Although the flaws are minor, I do have to drop it just a bit to four out of five stars. Strongly recommended for children who love dragons or airplanes. Good for a fun, relaxing read for adults who love the same.

08 Jun

Christian Forgiveness

forgivenessLast week I closed with a discussion of the power of forgiveness. I think it’s worth following that up with some thoughts about Christian forgiveness – specifically, what it is and what it isn’t. The modern western culture has adopted some pretty specific ideas of forgiveness, claiming that this is the “Christian” ideal. It’s not. It bears no relation to any historical version of true Christian forgiveness that ever existed in any major culture… until the modern day.

First, the modern misconception of Christian forgiveness. The modern idea is that “true Christians” should forgive anything, anywhere, anytime, always and forever. As is typical of most modern misconceptions of Christianity, this isn’t completely off base… it’s just missed some of the details that turn out to actually be rather important. Amusingly, this version of Christian forgiveness is pushed the most heavily by non-Christians – very often the exact same non-Christians I derided last week for not wanting to ever forgive anything

But, you say, they’re not Christian – they don’t have to. But us, us Christians, oh, we have to. Well, no – they are dictating the rules of our own faith to us in an attempt to disarm us in the culture wars. And, as usual, they completely misunderstand our faith. Unfortunately, so do many Christians, which is why they can get away with it.

The nugget of truth is that, yes, by Christian dogma nothing is unforgivable. Literally nothing. It doesn’t matter how evil your deeds were. It doesn’t even matter if you’ve lived an entire life of evil and repent only right before death. By two thousand years of Christian dogma, God will forgive you. Those of us who are practicing Christians are supposed to also strive for this ideal – although the other part of Christianity, largely forgotten in the modern culture as well, is that we are fallen humans. We are expected to strive for it. We are also expected to fail.

Even so, there is another part to this that is completely forgotten (or, mostly, purposefully ignored) in modern attacks on Christians supposedly acting in an un-Christian way. The forgiveness isn’t free, and it isn’t automatic. Forgiveness requires three things:

  1. An acknowledgement that one has, in fact, sinned [or, in the case of forgiveness from someone other than God, acknowledgement that you’ve committed a grievance; for brevity, I will just say sin from here on out]. That implies a further requirement: acknowledging that what you did was, in fact, wrong.
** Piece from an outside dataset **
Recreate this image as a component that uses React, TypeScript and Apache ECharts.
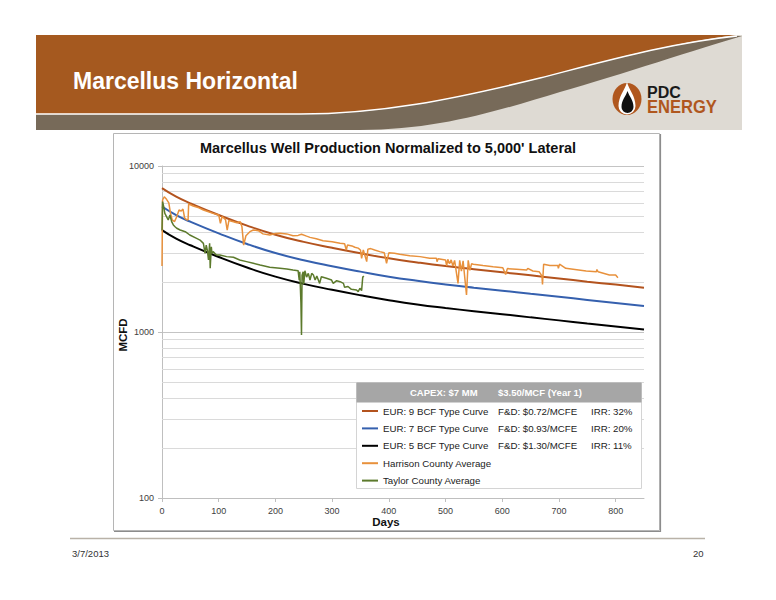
import React, { useEffect, useRef } from "react";
import * as echarts from "echarts";

// ---------- data ----------
const typeCurveDays = [0, 25, 50, 100, 150, 200, 250, 300, 350, 400, 450, 500, 550, 600, 650, 700, 750, 800, 850];
const eur9 = [7350, 6530, 5960, 5070, 4375, 3855, 3490, 3215, 2980, 2780, 2625, 2495, 2390, 2290, 2195, 2100, 2010, 1930, 1850];
const eur7 = [5700, 5060, 4620, 3930, 3390, 2990, 2705, 2490, 2310, 2155, 2035, 1935, 1850, 1775, 1700, 1630, 1560, 1495, 1435];
const eur5 = [4110, 3650, 3330, 2830, 2445, 2155, 1950, 1795, 1665, 1555, 1465, 1395, 1335, 1280, 1225, 1175, 1125, 1080, 1035];

const harrisonDays = [0, 1, 4, 8, 12, 15, 18, 22, 26, 30, 34, 37, 40, 44, 46, 47, 55, 65, 73, 82, 90, 100, 103, 106, 112, 115, 118, 126, 132, 138, 141, 144, 148, 155, 161, 170, 178, 190, 200, 208, 220, 231, 240, 246, 255, 261, 272, 284, 300, 314, 322, 325, 327, 335, 340, 346, 350, 352, 355, 361, 363, 368, 375, 384, 392, 396, 400, 410, 419, 437, 455, 472, 484, 485, 487, 500, 502, 504, 507, 510, 513, 516, 522, 525, 528, 531, 537, 540, 543, 546, 549, 566, 584, 601, 606, 609, 625, 643, 645, 654, 665, 670, 671, 673, 684, 698, 699, 701, 712, 725, 748, 766, 767, 769, 789, 800, 804];
const harrisonMcfd = [2500, 6240, 6530, 6300, 6000, 5200, 4730, 4620, 4950, 5430, 5350, 5500, 4850, 4730, 4750, 5905, 5740, 5600, 5430, 5300, 5185, 5070, 4520, 4960, 4750, 4115, 4700, 4620, 4550, 4620, 4300, 3340, 3800, 4020, 4115, 4080, 3900, 3840, 3920, 3935, 3900, 3800, 3820, 3880, 3780, 3715, 3650, 3545, 3500, 3420, 3400, 3118, 3340, 3300, 3240, 3200, 3118, 2780, 3118, 2655, 3150, 3180, 3120, 3050, 3000, 2595, 3000, 2980, 2940, 2883, 2845, 2780, 2780, 2655, 2760, 2717, 2500, 2740, 2580, 2720, 2500, 2700, 1963, 2700, 2330, 2680, 1671, 2700, 2350, 2580, 2560, 2512, 2474, 2440, 2220, 2410, 2387, 2360, 2420, 2330, 2310, 2180, 1936, 2560, 2512, 2512, 2420, 2560, 2420, 2387, 2330, 2307, 2380, 2307, 2203, 2203, 2123];

const taylorDays = [0, 1, 3, 5, 8, 11, 14, 17, 20, 23, 26, 32, 41, 49, 61, 67, 73, 76, 78, 80, 82, 84, 85, 87, 88, 90, 96, 102, 114, 126, 137, 149, 161, 173, 190, 208, 220, 231, 240, 242, 243, 245, 246, 247, 249, 250, 252, 255, 258, 261, 264, 267, 270, 273, 278, 281, 290, 299, 302, 308, 314, 320, 322, 328, 334, 343, 346, 349, 352, 354, 356];
const taylorMcfd = [4100, 6100, 5690, 5185, 4955, 4730, 5070, 4620, 4415, 4310, 4215, 4115, 4020, 3840, 3665, 3580, 3420, 2980, 3340, 3100, 2717, 3420, 2420, 3265, 2980, 3050, 2910, 2910, 2845, 2820, 2717, 2655, 2595, 2535, 2455, 2420, 2397, 2360, 2340, 2050, 2307, 1500, 960, 2200, 2307, 1950, 2340, 2140, 2254, 2056, 2254, 2203, 2056, 2172, 1963, 2153, 2107, 2056, 1963, 2037, 2010, 1963, 1858, 1880, 1808, 1791, 1750, 1834, 1775, 2140, 2172];

const xTicks = [0, 100, 200, 300, 400, 500, 600, 700, 800];
const yMinorGrid = [200, 300, 400, 500, 600, 700, 800, 900, 2000, 3000, 4000, 5000, 6000, 7000, 8000, 9000];

const legendNames = [
  "EUR: 9 BCF Type Curve",
  "EUR: 7 BCF Type Curve",
  "EUR: 5 BCF Type Curve",
  "Harrison County Average",
  "Taylor County Average",
];
const legendFD = ["F&D: $0.72/MCFE", "F&D: $0.93/MCFE", "F&D: $1.30/MCFE", "", ""];
const legendIRR = ["IRR: 32%", "IRR: 20%", "IRR: 11%", "", ""];
const headerCapex = "CAPEX: $7 MM";
const headerPrice = "$3.50/MCF (Year 1)";

const slideTitle = "Marcellus Horizontal";
const chartTitle = "Marcellus Well Production Normalized to 5,000' Lateral";
const xAxisName = "Days";
const yAxisName = "MCFD";
const footerDate = "3/7/2013";
const footerPage = "20";

// ---------- styles ----------
const FONT = "Liberation Sans, Arial, Helvetica, sans-serif";
const C9 = "#B3531E";
const C7 = "#3560AE";
const C5 = "#000000";
const CH = "#E8913C";
const CT = "#5C7A2C";
const seriesColors = [C9, C7, C5, CH, CT];

// ---------- banner shapes ----------
const BROWN_D = "M36,35 H737 C670,43 610,60 540,78 C450,100 380,114 300,114 H36 Z";
const SWOOSH_D = "M36,114 H300 C380,114 450,100 540,78 C610,60 670,43 737,36 L742,36 C700,48 620,75 560,92 C500,110 440,130 360,130 H36 Z";
const EDGE_D = "M36,114 H300 C380,114 450,100 540,78 C610,60 670,43 737,36";
const WDROP_D = "M0,0 C2,8 8.5,14 8.5,24 A8.5,8.5 0 0 1 -8.5,24 C-8.5,14 -2,8 0,0 Z";
const BDROP_D = "M0,0 C1.5,5 6,9 6,16 A6,6 0 0 1 -6,16 C-6,9 -1.5,5 0,0 Z";

echarts.graphic.registerShape("bannerBrown", echarts.graphic.extendPath(BROWN_D, {}));
echarts.graphic.registerShape("bannerSwoosh", echarts.graphic.extendPath(SWOOSH_D, {}));
echarts.graphic.registerShape("bannerEdge", echarts.graphic.extendPath(EDGE_D, {}));
echarts.graphic.registerShape("dropWhite", echarts.graphic.extendPath(WDROP_D, {}));
echarts.graphic.registerShape("dropBlack", echarts.graphic.extendPath(BDROP_D, {}));

const pairs = (xs: number[], ys: number[]) => xs.map((x, i) => [x, ys[i]]);

function buildOption(): any {
  const curveSeries = (i: number, days: number[], vals: number[], smooth: boolean, width: number, extra: any = {}) => ({
    name: legendNames[i],
    type: "line",
    data: pairs(days, vals),
    smooth,
    symbol: "none",
    showSymbol: false,
    lineStyle: { color: seriesColors[i], width },
    itemStyle: { color: seriesColors[i] },
    emphasis: { disabled: true },
    z: 3,
    ...extra,
  });

  return {
    animation: false,
    backgroundColor: "#ffffff",
    title: {
      text: chartTitle,
      left: "center",
      top: 135,
      textStyle: { fontFamily: FONT, fontSize: 14.5, fontWeight: "bold", color: "#111111" },
    },
    grid: { left: 162, top: 166, width: 482, height: 332 },
    xAxis: {
      type: "value",
      min: 0,
      max: 850,
      axisLine: { show: true, lineStyle: { color: "#BFBFBF", width: 1 } },
      axisTick: { show: true, customValues: xTicks, length: 4, lineStyle: { color: "#BFBFBF" } },
      axisLabel: { customValues: xTicks, fontFamily: FONT, fontSize: 9, color: "#404040", margin: 8 },
      splitLine: { show: false },
    },
    yAxis: {
      type: "log",
      logBase: 10,
      min: 100,
      max: 10000,
      axisLine: { show: true, lineStyle: { color: "#BFBFBF", width: 1 } },
      axisTick: { show: true, length: 4, lineStyle: { color: "#BFBFBF" } },
      axisLabel: {
        fontFamily: FONT,
        fontSize: 9,
        color: "#404040",
        margin: 8,
        formatter: (v: number) => String(Math.round(v)),
      },
      splitLine: { show: true, lineStyle: { color: "#C4C4C4", width: 1 } },
    },
    legend: {
      orient: "vertical",
      left: 356,
      top: 382,
      padding: [22, 4, 1, 6],
      itemGap: 3.4,
      itemWidth: 16,
      itemHeight: 2,
      icon: "rect",
      selectedMode: false,
      z: 6,
      data: legendNames,
      textStyle: {
        fontFamily: FONT,
        fontSize: 9.7,
        color: "#222222",
        lineHeight: 14,
        rich: {
          a: { width: 115, fontFamily: FONT, fontSize: 9.7, color: "#222222", lineHeight: 14 },
          b: { width: 93, fontFamily: FONT, fontSize: 9.7, color: "#222222", lineHeight: 14 },
          c: { width: 46, fontFamily: FONT, fontSize: 9.7, color: "#222222", lineHeight: 14 },
        },
      },
      formatter: (name: string) => {
        const i = legendNames.indexOf(name);
        return legendFD[i] ? `{a|${name}}{b|${legendFD[i]}}{c|${legendIRR[i]}}` : `{a|${name}}`;
      },
    },
    series: [
      curveSeries(0, typeCurveDays, eur9, true, 2, {
        markLine: {
          z: 1,
          silent: true,
          animation: false,
          symbol: ["none", "none"],
          label: { show: false },
          emphasis: { disabled: true },
          lineStyle: { color: "#DADADA", width: 1, type: "solid" },
          data: yMinorGrid.map((v) => ({ yAxis: v })),
        },
      }),
      curveSeries(1, typeCurveDays, eur7, true, 2),
      curveSeries(2, typeCurveDays, eur5, true, 2),
      curveSeries(3, harrisonDays, harrisonMcfd, false, 1.5),
      curveSeries(4, taylorDays, taylorMcfd, false, 1.5),
    ],
    graphic: [
      // banner
      { type: "rect", z: 0, silent: true, shape: { x: 36, y: 35, width: 706, height: 95 }, style: { fill: "#DEDAD3" } },
      { type: "bannerBrown", z: 1, silent: true, style: { fill: "#A5591F" } },
      { type: "bannerSwoosh", z: 1, silent: true, style: { fill: "#776A59" } },
      { type: "bannerEdge", z: 2, silent: true, style: { fill: "none", stroke: "#FFFFFF", lineWidth: 1.5 } },
      {
        type: "text", z: 3, silent: true, x: 73, y: 81,
        style: { text: slideTitle, fill: "#FFFFFF", font: `bold 23px ${FONT}`, verticalAlign: "middle" },
      },
      // logo
      { type: "ellipse", z: 3, silent: true, shape: { cx: 627, cy: 99, rx: 14.5, ry: 16 }, style: { fill: "#B0571E" } },
      { type: "dropWhite", z: 4, silent: true, x: 627, y: 82, style: { fill: "#FFFFFF" } },
      { type: "dropBlack", z: 5, silent: true, x: 627.5, y: 91, style: { fill: "#111111" } },
      {
        type: "text", z: 5, silent: true, x: 647, y: 92,
        style: { text: "PDC", fill: "#1A1A1A", font: `bold 16px ${FONT}`, verticalAlign: "middle" },
      },
      {
        type: "text", z: 5, silent: true, x: 647, y: 106.5, scaleX: 0.92,
        style: { text: "ENERGY", fill: "#B0571E", font: `bold 18px ${FONT}`, verticalAlign: "middle" },
      },
      // chart frame
      { type: "rect", z: 0, silent: true, shape: { x: 113.5, y: 133.5, width: 546, height: 397 }, style: { fill: "none", stroke: "#B5B5B5", lineWidth: 1 } },
      { type: "line", z: 0, silent: true, shape: { x1: 660.5, y1: 134, x2: 660.5, y2: 532 }, style: { stroke: "#8C8C8C", lineWidth: 1.2 } },
      { type: "line", z: 0, silent: true, shape: { x1: 114, y1: 531.5, x2: 661, y2: 531.5 }, style: { stroke: "#8C8C8C", lineWidth: 1.2 } },
      // axis names
      {
        type: "text", z: 5, silent: true, x: 123, y: 335, rotation: Math.PI / 2,
        style: { text: yAxisName, fill: "#111111", font: `bold 11.5px ${FONT}`, align: "center", verticalAlign: "middle" },
      },
      {
        type: "text", z: 5, silent: true, x: 386, y: 522,
        style: { text: xAxisName, fill: "#111111", font: `bold 11.5px ${FONT}`, align: "center", verticalAlign: "middle" },
      },
      // legend box
      { type: "rect", z: 4, silent: true, shape: { x: 356.5, y: 382.5, width: 285, height: 106 }, style: { fill: "#FFFFFF", stroke: "#D4D4D4", lineWidth: 1 } },
      { type: "rect", z: 5, silent: true, shape: { x: 356.5, y: 382.5, width: 285, height: 20 }, style: { fill: "#A6A6A6" } },
      {
        type: "text", z: 7, silent: true, x: 410, y: 392.5,
        style: { text: headerCapex, fill: "#FFFFFF", font: `bold 9.5px ${FONT}`, verticalAlign: "middle" },
      },
      {
        type: "text", z: 7, silent: true, x: 498, y: 392.5,
        style: { text: headerPrice, fill: "#FFFFFF", font: `bold 9.5px ${FONT}`, verticalAlign: "middle" },
      },
      // footer
      { type: "line", z: 0, silent: true, shape: { x1: 70, y1: 538.5, x2: 705, y2: 538.5 }, style: { stroke: "#B9B2A8", lineWidth: 1.5 } },
      {
        type: "text", z: 1, silent: true, x: 72, y: 553.5,
        style: { text: footerDate, fill: "#333333", font: `9.5px ${FONT}`, verticalAlign: "middle" },
      },
      {
        type: "text", z: 1, silent: true, x: 703.5, y: 553.5,
        style: { text: footerPage, fill: "#333333", font: `9.5px ${FONT}`, verticalAlign: "middle", align: "right" },
      },
    ],
  };
}

export default function App() {
  const ref = useRef<HTMLDivElement>(null);
  useEffect(() => {
    if (!ref.current) return;
    const chart = echarts.init(ref.current, null, { renderer: "svg" });
    chart.setOption(buildOption());
    return () => chart.dispose();
  }, []);
  return <div ref={ref} style={{ position: "fixed", left: 0, top: 0, width: 776, height: 600, background: "#fff" }} />;
}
Being a good Christian does require that you try not to judge others, and that you forgive them if you do judge them. It does not require you to pretend that what they did was right.
  2. Contrition – an honest regret for the sin. You have to actually be sorry for having done it. As we learn in grade school, being sorry for “getting caught” isn’t enough. Neither is it enough to be sorry merely because our sin had a bad effect. We must be sorry for the actual commission of the sin.
  3. We must make an honest and true attempt to turn away from the sin. You can’t acknowledge your sins, confess them to God, and totally plan on doing it again tomorrow and expect to be forgiven – even if you’re really, really sorry. It doesn’t work that way. If you’re going to just go out and cheerfully do it again, well, don’t expect your forgiveness. Now, God does know that we’re merely fallen mortals. If we really mean to be good, we try to be good, and we screw up… well, he expects that. But we have to try.
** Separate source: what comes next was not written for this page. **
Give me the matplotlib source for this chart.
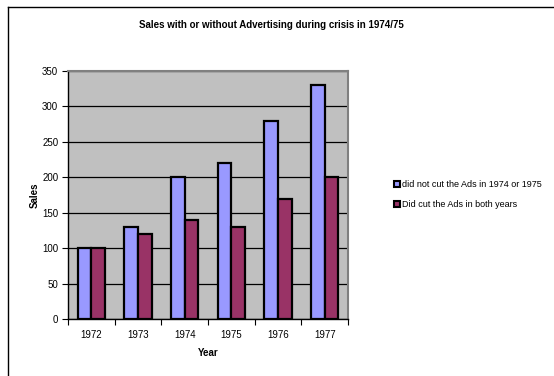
import matplotlib.pyplot as plt
from matplotlib.lines import Line2D
import numpy as np

plt.rcParams['font.family'] = ['Liberation Sans', 'DejaVu Sans']

years = ['1972', '1973', '1974', '1975', '1976', '1977']
no_cut = [100, 130, 200, 220, 280, 330]   # did not cut the ads
did_cut = [100, 120, 140, 130, 170, 200]  # did cut the ads
labels = ['did not cut the Ads in 1974 or 1975', 'Did cut the Ads in both years']
colors = ['#9999FF', '#993366']

fig = plt.figure(figsize=(5.54, 3.76), dpi=100)
ax = fig.add_axes([0.1227, 0.1516, 0.5054, 0.6596])
ax.set_facecolor('#C0C0C0')

x = np.arange(len(years))
w = 0.29
ax.bar(x - w / 2, no_cut, w, color=colors[0], edgecolor='black', linewidth=1.6, zorder=3)
ax.bar(x + w / 2, did_cut, w, color=colors[1], edgecolor='black', linewidth=1.6, zorder=3)

ax.set_xlim(-0.5, len(years) - 0.5)
ax.set_ylim(0, 350)
ax.set_yticks(np.arange(0, 351, 50))
ax.yaxis.grid(True, color='black', linewidth=0.9, zorder=1)
ax.set_axisbelow(True)

# year labels at the centres, tick marks at the category boundaries
ax.set_xticks(x)
ax.set_xticklabels(years)
ax.set_xticks(np.arange(-0.5, len(years), 1), minor=True)
ax.tick_params(axis='x', which='major', length=0, pad=8, labelsize=7)
ax.tick_params(axis='x', which='minor', length=4, width=0.8, direction='out')
ax.tick_params(axis='y', length=4, width=0.8, labelsize=7, pad=3)

for s in ['top', 'right']:
    ax.spines[s].set_color('#808080')
    ax.spines[s].set_linewidth(1.5)
for s in ['left', 'bottom']:
    ax.spines[s].set_color('black')
    ax.spines[s].set_linewidth(1.0)

ax.set_xlabel('Year', fontsize=7, fontweight='bold', labelpad=6)
ax.set_ylabel('Sales', fontsize=7, fontweight='bold', labelpad=2)

fig.text(0.49, 0.933, 'Sales with or without Advertising during crisis in 1974/75',
         ha='center', va='center', fontsize=7, fontweight='bold')

handles = [Line2D([], [], linestyle='none', marker='s', markersize=5,
                  markerfacecolor=c, markeredgecolor='black', markeredgewidth=1.5)
           for c in colors]
fig.legend(handles, labels, loc='upper left', bbox_to_anchor=(0.705, 0.53),
           frameon=False, fontsize=6.5, handlelength=0.6, handletextpad=0.3,
           labelspacing=1.2, borderaxespad=0)

# outer chart frame (left and top edges)
fig.add_artist(Line2D([0.0145, 0.0145], [0.0, 0.981], color='black', linewidth=1.0))
fig.add_artist(Line2D([0.0145, 1.0], [0.981, 0.981], color='black', linewidth=1.0))

fig.savefig('out.png', dpi=100)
Now, God’s forgiveness is infinite – and it’s not subject to our rules. If he chooses to, God can forgive us even if we don’t meet these requirements. But the entire history of Church dogma tells us that we’re only assured of it if we meet these requirements. In turn, we are not under any obligation to forgive others who don’t meet them. If we choose to do so anyway, that’s our business and good for us. But honest Christian forgiveness doesn’t require it.

This is the true nature of Christian forgiveness. The modern version of “forgive everybody everything even if they’re not sorry, don’t view it as sin, and plan to keep doing it forever” isn’t Christian at all.